WHAT THE EXERCISE ASKS – Identify the lines that contain the string "chart" and copy all of them.

-- BEGIN DATA BLOCK --

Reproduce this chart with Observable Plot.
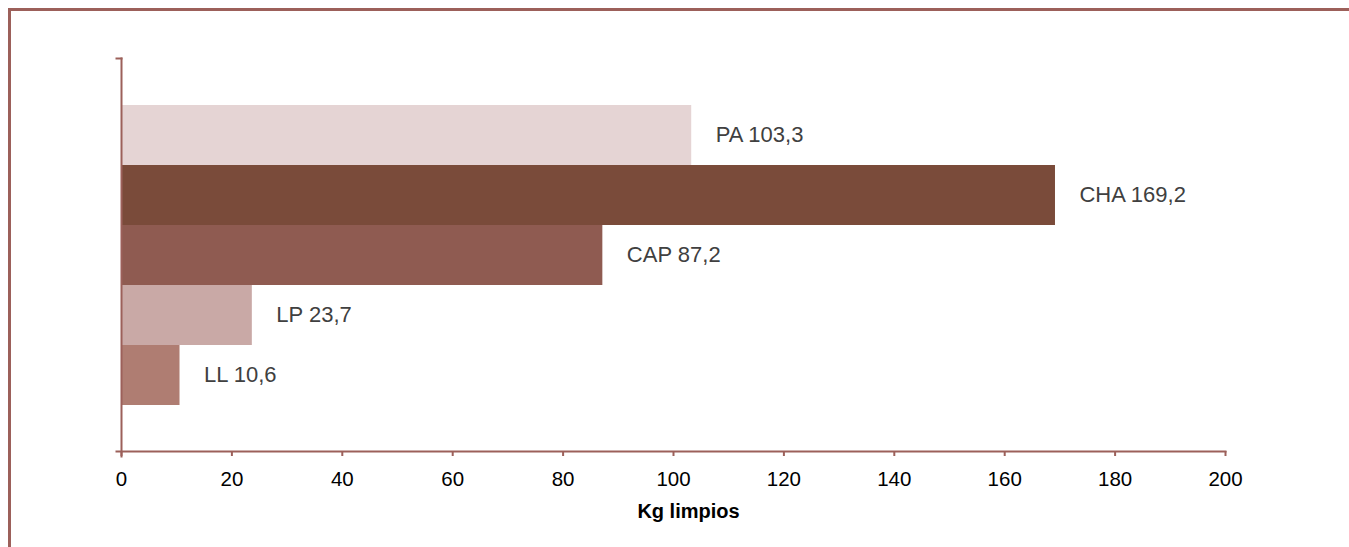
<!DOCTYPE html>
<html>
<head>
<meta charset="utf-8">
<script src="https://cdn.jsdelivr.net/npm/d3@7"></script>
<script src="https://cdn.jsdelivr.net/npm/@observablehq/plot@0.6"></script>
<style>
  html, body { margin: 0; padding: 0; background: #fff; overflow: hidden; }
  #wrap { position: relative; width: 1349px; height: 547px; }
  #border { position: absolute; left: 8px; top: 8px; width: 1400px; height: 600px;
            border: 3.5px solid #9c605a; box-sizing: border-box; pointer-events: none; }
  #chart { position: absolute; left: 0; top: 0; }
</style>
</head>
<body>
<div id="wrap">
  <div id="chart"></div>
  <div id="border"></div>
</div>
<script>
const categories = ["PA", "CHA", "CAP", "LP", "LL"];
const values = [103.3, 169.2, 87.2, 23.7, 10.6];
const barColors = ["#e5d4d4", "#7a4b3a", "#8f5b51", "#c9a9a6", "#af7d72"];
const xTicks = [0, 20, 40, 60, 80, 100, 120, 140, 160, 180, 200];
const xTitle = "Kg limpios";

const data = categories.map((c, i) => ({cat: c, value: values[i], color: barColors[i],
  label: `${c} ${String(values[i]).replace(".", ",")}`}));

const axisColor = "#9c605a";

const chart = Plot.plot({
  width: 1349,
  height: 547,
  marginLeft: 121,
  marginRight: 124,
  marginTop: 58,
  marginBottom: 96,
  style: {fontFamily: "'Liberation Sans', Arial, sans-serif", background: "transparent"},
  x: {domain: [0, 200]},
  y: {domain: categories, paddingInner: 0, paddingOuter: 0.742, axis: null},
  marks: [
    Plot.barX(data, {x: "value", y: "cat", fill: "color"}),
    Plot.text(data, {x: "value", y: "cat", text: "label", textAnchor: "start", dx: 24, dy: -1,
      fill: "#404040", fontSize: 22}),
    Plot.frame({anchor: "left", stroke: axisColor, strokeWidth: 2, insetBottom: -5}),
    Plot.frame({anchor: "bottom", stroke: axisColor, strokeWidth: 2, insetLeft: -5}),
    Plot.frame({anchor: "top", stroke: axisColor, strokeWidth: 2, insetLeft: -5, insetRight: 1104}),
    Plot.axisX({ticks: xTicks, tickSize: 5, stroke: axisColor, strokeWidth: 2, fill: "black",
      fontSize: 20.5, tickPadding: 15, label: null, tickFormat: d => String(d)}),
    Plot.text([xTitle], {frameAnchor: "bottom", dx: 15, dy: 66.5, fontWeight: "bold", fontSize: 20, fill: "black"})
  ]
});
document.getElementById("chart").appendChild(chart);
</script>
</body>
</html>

-- END DATA BLOCK --

FINISHED EXERCISE –
Reproduce this chart with Observable Plot.
  #chart { position: absolute; left: 0; top: 0; }
  <div id="chart"></div>
const chart = Plot.plot({
document.getElementById("chart").appendChild(chart);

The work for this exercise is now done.